Goal of the exercise: Pictures stay out. Extract the lines below from the first one through the line with "0.846, 0.231, 0.723]", both included.

Data block:
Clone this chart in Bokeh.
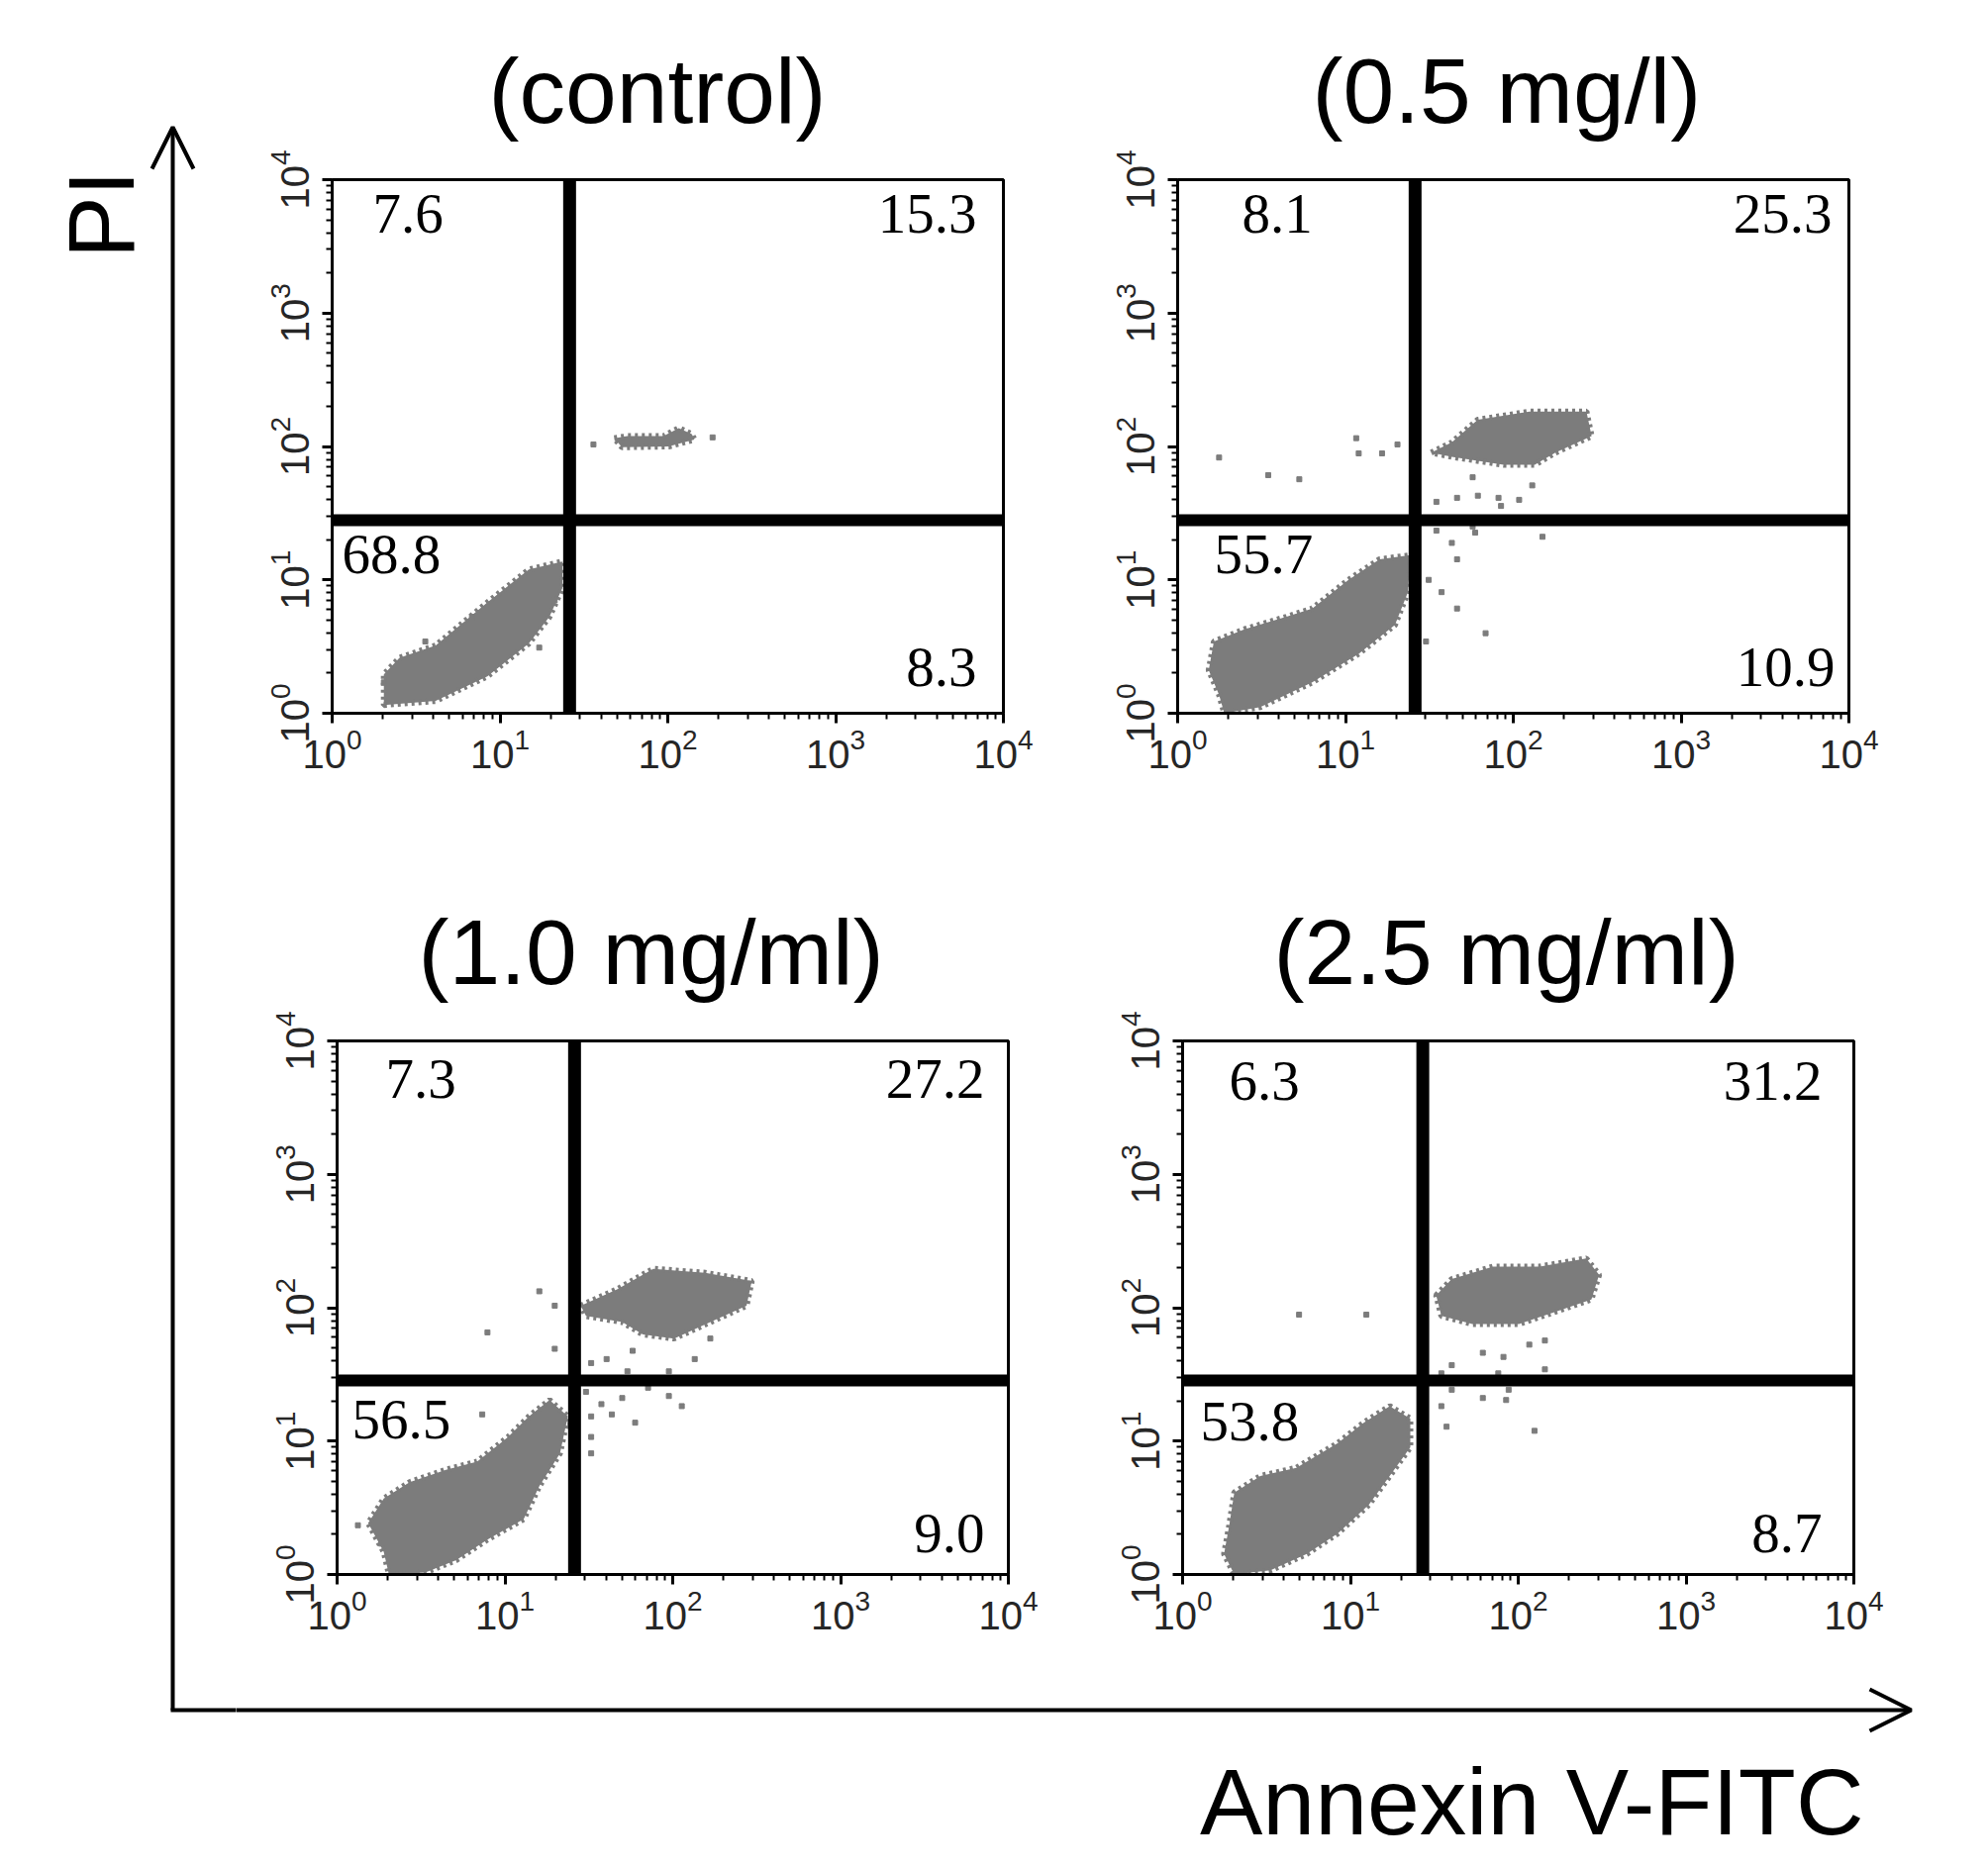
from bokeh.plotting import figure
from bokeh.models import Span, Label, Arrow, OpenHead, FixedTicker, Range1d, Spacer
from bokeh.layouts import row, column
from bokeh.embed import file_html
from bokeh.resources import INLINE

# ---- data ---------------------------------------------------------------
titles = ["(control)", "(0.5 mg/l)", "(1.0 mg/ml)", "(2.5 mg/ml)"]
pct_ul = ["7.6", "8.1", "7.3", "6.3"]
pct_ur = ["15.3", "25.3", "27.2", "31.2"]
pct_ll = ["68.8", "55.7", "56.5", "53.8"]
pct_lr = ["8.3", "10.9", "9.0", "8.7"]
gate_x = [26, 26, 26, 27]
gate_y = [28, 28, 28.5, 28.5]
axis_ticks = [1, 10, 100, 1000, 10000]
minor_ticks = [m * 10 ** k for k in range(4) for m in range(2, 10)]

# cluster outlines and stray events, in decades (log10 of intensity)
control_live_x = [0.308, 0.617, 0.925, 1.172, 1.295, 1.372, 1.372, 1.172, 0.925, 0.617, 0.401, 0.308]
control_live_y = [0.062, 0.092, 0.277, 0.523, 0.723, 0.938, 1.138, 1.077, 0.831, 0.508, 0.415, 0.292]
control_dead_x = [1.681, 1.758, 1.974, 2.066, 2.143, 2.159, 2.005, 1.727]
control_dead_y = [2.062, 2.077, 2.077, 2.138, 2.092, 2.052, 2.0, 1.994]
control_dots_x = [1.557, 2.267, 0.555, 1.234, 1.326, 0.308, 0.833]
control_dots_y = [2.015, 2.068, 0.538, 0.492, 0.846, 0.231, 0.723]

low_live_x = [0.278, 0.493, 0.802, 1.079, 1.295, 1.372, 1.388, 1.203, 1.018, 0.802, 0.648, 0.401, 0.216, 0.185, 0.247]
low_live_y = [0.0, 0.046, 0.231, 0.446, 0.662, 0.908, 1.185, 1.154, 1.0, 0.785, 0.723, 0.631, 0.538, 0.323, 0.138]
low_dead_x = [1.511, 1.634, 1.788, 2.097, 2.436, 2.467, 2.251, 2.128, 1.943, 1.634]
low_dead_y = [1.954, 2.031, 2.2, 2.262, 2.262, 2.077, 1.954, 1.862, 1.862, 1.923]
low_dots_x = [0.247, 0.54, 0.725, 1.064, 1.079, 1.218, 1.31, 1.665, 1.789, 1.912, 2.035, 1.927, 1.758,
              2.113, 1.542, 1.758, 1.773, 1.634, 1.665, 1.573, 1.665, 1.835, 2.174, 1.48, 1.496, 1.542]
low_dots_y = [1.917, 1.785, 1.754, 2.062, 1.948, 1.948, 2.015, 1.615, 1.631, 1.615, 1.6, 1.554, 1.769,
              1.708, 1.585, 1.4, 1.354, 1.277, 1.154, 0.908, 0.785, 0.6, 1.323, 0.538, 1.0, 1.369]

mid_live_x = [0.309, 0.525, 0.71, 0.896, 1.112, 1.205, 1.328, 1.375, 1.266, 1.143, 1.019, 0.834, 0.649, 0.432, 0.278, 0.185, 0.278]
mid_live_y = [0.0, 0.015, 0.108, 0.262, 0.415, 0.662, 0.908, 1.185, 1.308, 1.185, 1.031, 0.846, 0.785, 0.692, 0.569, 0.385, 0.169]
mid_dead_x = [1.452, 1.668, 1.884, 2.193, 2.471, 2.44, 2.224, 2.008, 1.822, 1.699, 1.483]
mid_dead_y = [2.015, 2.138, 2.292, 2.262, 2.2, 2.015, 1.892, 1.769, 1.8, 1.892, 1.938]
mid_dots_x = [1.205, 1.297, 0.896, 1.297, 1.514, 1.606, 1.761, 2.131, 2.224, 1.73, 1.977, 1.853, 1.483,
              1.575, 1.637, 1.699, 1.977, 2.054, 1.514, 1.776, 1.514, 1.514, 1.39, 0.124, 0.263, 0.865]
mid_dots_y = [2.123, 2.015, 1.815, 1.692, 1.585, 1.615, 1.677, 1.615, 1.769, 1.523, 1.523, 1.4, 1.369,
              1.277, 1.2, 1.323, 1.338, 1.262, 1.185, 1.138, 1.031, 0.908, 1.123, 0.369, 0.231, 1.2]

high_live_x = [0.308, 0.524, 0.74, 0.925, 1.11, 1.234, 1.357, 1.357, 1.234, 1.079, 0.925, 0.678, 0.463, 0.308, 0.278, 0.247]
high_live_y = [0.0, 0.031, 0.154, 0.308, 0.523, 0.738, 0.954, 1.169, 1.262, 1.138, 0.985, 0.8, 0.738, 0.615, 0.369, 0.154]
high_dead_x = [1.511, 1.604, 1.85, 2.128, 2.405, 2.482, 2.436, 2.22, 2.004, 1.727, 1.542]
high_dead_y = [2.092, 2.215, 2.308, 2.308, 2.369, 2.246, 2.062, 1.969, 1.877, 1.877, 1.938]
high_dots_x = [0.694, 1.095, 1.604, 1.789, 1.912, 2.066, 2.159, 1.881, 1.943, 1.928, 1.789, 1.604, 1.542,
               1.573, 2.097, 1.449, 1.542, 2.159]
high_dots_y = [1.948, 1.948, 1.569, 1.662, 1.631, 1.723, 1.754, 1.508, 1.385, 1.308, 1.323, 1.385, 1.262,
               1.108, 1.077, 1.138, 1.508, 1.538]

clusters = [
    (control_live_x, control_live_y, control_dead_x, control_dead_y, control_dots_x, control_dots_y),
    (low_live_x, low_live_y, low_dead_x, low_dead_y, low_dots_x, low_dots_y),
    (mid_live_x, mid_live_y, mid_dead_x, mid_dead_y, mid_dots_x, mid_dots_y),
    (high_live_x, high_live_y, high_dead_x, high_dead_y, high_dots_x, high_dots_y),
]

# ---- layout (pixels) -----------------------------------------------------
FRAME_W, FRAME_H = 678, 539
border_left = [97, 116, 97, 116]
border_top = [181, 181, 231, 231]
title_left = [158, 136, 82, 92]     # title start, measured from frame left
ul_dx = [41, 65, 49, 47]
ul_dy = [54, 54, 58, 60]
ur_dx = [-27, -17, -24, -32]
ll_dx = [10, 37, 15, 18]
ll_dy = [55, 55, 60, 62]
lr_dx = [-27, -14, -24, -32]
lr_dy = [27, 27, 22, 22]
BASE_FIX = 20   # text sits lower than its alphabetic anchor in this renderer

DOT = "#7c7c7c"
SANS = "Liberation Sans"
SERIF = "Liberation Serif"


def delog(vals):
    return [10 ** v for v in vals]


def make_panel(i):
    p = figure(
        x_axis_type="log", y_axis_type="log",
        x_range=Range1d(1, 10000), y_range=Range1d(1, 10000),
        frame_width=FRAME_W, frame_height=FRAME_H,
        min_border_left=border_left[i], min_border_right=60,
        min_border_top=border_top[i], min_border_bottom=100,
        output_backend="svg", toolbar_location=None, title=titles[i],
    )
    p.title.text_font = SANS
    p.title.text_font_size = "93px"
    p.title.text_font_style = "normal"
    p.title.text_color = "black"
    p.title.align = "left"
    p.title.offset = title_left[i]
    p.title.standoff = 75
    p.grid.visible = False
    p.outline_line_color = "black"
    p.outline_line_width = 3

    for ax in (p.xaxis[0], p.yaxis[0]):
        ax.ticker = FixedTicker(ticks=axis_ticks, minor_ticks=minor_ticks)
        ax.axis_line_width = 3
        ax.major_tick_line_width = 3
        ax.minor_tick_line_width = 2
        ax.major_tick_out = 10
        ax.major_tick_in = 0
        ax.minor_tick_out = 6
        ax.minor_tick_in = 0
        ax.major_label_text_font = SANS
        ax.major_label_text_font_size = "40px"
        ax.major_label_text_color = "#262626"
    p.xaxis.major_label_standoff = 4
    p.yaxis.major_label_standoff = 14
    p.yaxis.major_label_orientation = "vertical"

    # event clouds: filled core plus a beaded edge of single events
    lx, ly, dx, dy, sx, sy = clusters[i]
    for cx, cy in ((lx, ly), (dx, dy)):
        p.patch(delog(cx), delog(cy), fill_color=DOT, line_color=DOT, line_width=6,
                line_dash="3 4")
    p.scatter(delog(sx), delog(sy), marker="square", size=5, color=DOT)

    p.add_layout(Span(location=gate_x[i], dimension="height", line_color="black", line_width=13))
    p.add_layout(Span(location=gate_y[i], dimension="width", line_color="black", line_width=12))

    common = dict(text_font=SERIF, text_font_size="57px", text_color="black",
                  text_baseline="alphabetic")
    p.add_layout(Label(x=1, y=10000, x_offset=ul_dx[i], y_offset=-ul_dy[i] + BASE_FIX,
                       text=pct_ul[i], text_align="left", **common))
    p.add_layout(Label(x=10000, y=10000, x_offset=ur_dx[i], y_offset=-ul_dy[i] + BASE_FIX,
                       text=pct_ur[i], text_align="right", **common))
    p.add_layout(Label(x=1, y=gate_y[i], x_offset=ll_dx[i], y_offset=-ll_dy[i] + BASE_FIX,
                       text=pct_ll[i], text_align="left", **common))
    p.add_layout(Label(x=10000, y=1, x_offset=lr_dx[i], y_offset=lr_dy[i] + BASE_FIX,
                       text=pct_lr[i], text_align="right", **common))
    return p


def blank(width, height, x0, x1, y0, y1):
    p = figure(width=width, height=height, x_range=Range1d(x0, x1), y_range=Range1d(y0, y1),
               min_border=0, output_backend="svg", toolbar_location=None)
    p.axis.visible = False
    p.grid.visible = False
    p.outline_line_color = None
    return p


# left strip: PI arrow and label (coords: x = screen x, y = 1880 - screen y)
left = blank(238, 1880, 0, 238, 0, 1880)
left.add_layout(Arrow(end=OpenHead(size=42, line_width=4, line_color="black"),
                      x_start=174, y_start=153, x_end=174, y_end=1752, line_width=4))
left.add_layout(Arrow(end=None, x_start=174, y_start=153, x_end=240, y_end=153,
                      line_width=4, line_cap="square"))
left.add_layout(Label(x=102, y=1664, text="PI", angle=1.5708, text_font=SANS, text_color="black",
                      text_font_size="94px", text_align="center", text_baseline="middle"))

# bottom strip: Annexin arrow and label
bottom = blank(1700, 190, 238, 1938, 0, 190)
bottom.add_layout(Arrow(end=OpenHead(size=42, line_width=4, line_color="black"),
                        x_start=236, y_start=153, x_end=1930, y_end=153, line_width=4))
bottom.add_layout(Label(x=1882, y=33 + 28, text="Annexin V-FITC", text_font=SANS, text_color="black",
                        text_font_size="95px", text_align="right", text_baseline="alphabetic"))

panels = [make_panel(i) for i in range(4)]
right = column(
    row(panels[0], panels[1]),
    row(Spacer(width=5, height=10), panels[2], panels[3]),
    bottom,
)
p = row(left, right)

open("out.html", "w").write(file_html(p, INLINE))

Problem solution:
Clone this chart in Bokeh.
from bokeh.plotting import figure
from bokeh.models import Span, Label, Arrow, OpenHead, FixedTicker, Range1d, Spacer
from bokeh.layouts import row, column
from bokeh.embed import file_html
from bokeh.resources import INLINE

# ---- data ---------------------------------------------------------------
titles = ["(control)", "(0.5 mg/l)", "(1.0 mg/ml)", "(2.5 mg/ml)"]
pct_ul = ["7.6", "8.1", "7.3", "6.3"]
pct_ur = ["15.3", "25.3", "27.2", "31.2"]
pct_ll = ["68.8", "55.7", "56.5", "53.8"]
pct_lr = ["8.3", "10.9", "9.0", "8.7"]
gate_x = [26, 26, 26, 27]
gate_y = [28, 28, 28.5, 28.5]
axis_ticks = [1, 10, 100, 1000, 10000]
minor_ticks = [m * 10 ** k for k in range(4) for m in range(2, 10)]

# cluster outlines and stray events, in decades (log10 of intensity)
control_live_x = [0.308, 0.617, 0.925, 1.172, 1.295, 1.372, 1.372, 1.172, 0.925, 0.617, 0.401, 0.308]
control_live_y = [0.062, 0.092, 0.277, 0.523, 0.723, 0.938, 1.138, 1.077, 0.831, 0.508, 0.415, 0.292]
control_dead_x = [1.681, 1.758, 1.974, 2.066, 2.143, 2.159, 2.005, 1.727]
control_dead_y = [2.062, 2.077, 2.077, 2.138, 2.092, 2.052, 2.0, 1.994]
control_dots_x = [1.557, 2.267, 0.555, 1.234, 1.326, 0.308, 0.833]
control_dots_y = [2.015, 2.068, 0.538, 0.492, 0.846, 0.231, 0.723]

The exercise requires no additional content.